No, we will not. Apparently the new owners have put a shiny new padlock on the door to the stairwell.
Lazlo shakes her hair. “No big deal. Just call your husband. Kenneth can let him in.”
My head begins to sweat. I would rather spend the night up here with the spiders before I’d call my worrying husband. My dear soulmate doesn’t even like me riding my bike at night, but he knows he cannot keep an adventurous spirit down.
He can’t comprehend my King Kong compulsion for great heights and is not impressed about my intimate knowledge about the bell tower.
He was definitely nonplussed about this particular exploit, but I was all, “Dude. It’s for work. You knew I wanted to be Hunter S. Thompson when you married me.”
So even if we don’t get eaten by monsters, it looks like Lazlo and I will be starving to death on the top floor of the storied Drayton Tower.
I’d write my last will and testament, except, of course, I don’t have a pen.
I make a promise to my Maker that if I get out of this one, I’ll take up a collection at synagogue for a bell.
Just then, we hear the exhausted grind of the elevator. Lazlo grins like she knew it all along. “You weren’t really scared, were you?”
I will admit here that yes, yes I was. And I may be cured of my urge to climb to the tops of abandoned buildings. At least at night.
As we step out into the posh lobby, Kenneth is sitting on one of the deep couches, still at work on his columns of numbers. He eyeballs us.
“You came down the wrong elevator,” he says, tapping my pen on his knee. He holds it out, ruefully.

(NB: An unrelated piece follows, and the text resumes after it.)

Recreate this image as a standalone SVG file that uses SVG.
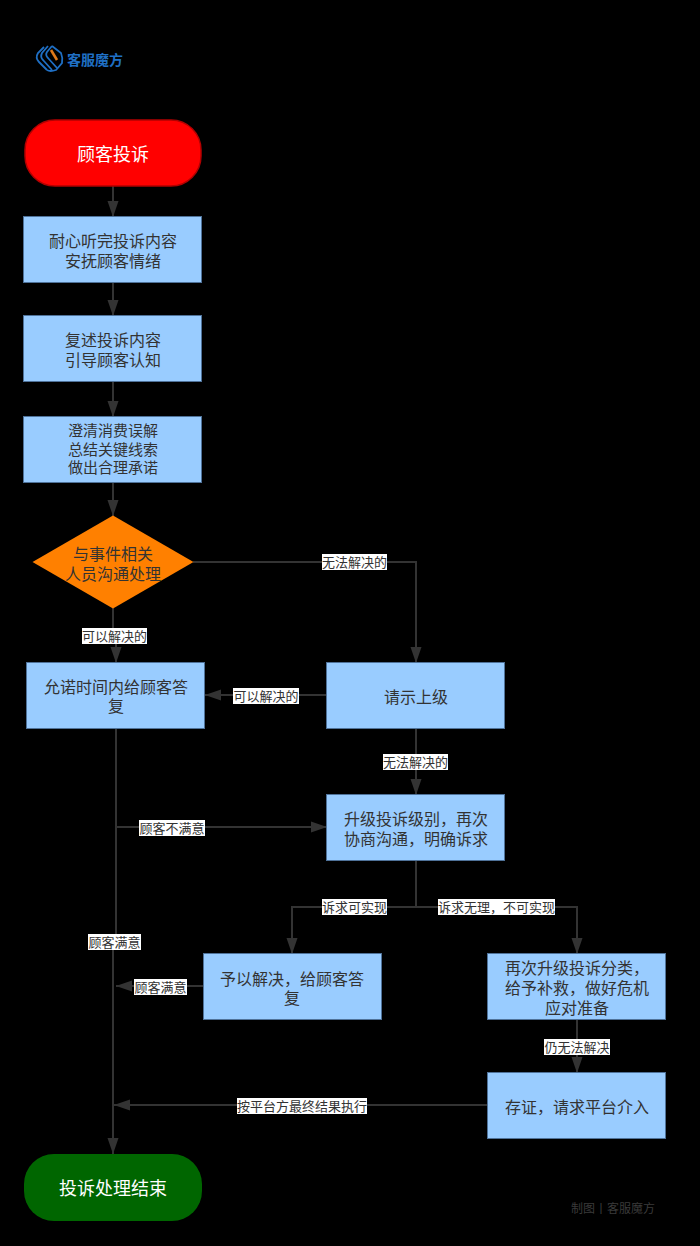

I don’t imagine that Kenneth, who seems harmless but is likely dependent on a host of public services, will continue to live in Drayton Tower after it’s spruced up to its new glory.
“Keep it,” I say.
Lazlo and I head across the street to McDonough’s for a beer. I look back up at the tower, pocked with the light of its few current residents, glad to have a tiny piece of its once and future story.